Directors Message: Knowledge Transfer is Vital to the Success of New Ventures in Fish Passage and Reintroduction
Late spring and summer are busy times of the year at the USGS Western Fisheries Research Center (WFRC). Our “field season” for many of our projects is well underway! Field technicians boat up rivers and wade down streams in the Columbia, Klamath and Sacramento River basins, collecting fish to assess their health or inserting tags in their bellies so that their behavior can be tracked. Scuba divers hover over the sea floor in Puget Sound, counting kelp, eelgrass, fish, crustaceans and other organisms. And other scientists trek up to Alaska to survey and assess the health of herring, described here in this volume of Something Fishy!
These fair-weather months are also a time for our scientists and leadership to get out on the landscape, talk to people about our research, and grow our partnerships. In May, staff from our Columbia River Field Station, along with our friends at Anchor QEA, hosted a tour of fish passage facilities at large dams located across Oregon and Washington State for federal, state and tribal natural resource managers from California.
NOAA Fisheries has determined that recovery of Central Valley salmon and steelhead populations cannot be achieved without re-establishing populations in above-dam habitats in key watersheds. Many of these habitats are within protected National Forests, in relatively good condition, and are located at higher elevations providing cooler water temperatures and greater resilience to climate change.
The tour was a way to share the science and innovative approaches used for Pacific Northwest fish passage and reintroduction projects as well as lessons learned along the way. Major fish passage projects on the Cowlitz, Lewis, Clackamas, and Baker rivers were visited, and scientists from WFRC and Anchor QEA spoke about the research and techniques applied to improve the prospect of success.
Knowledge transfer is vital to the success of these fish passage and reintroduction projects. There are many unique challenges posed by the type of dam the fish must pass; the river conditions; potential predators, competitors, and disease above and below the dam; and the size, behavior, and hardiness of the reintroduced fish.
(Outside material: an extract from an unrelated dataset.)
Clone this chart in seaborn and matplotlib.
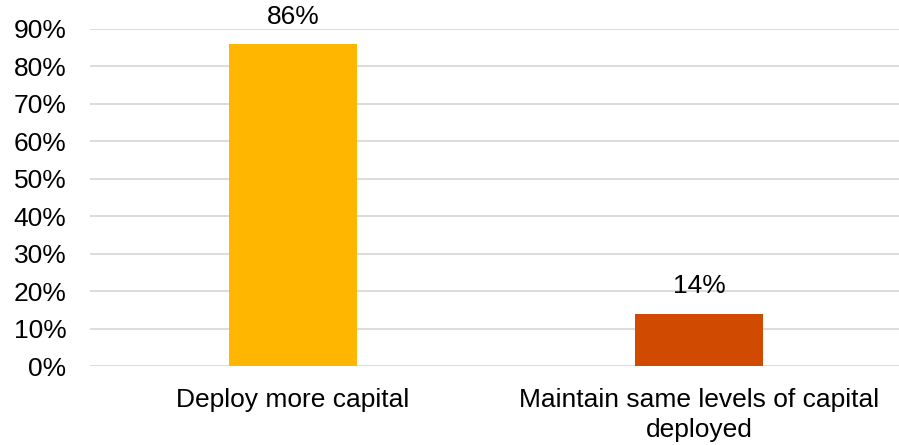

Our team at WFRC is helping pave the way with ecosystem science that looks across these issues and provides guidance to managers responsible for doing their best to help fish survive for generations to come.
List of partners who participated in the fish passage tour:
Anchor QEA (John Ferguson, Elizabeth Greene); California Department of Fish and Wildlife (Tina Bartlett, Jason Roberts); California Department of Water Resources (Cindy Messer, Kris Tjernell); NOAA (Steve Edmondson, Melissa Jundt, Ellen McBride, Cathy Marcinkevage); U.S. Bureau of Reclamation (Heather Casillas); U.S. Forest Service (Amanda Brinkman-Parker); U.S. Geological Survey (Dave Beauchamp, Jill Hardiman, Toby Kock, Russell Perry, John Plumb, Rachel Reagan, Steve Waste); Winnemem Wintu Tribe (Chief Caleen Sisk, Marine Sisk-Franco); and associates of the Winnemem Wintu Tribe (Melanie Cheung, Will Doolittle, Toby McLeod).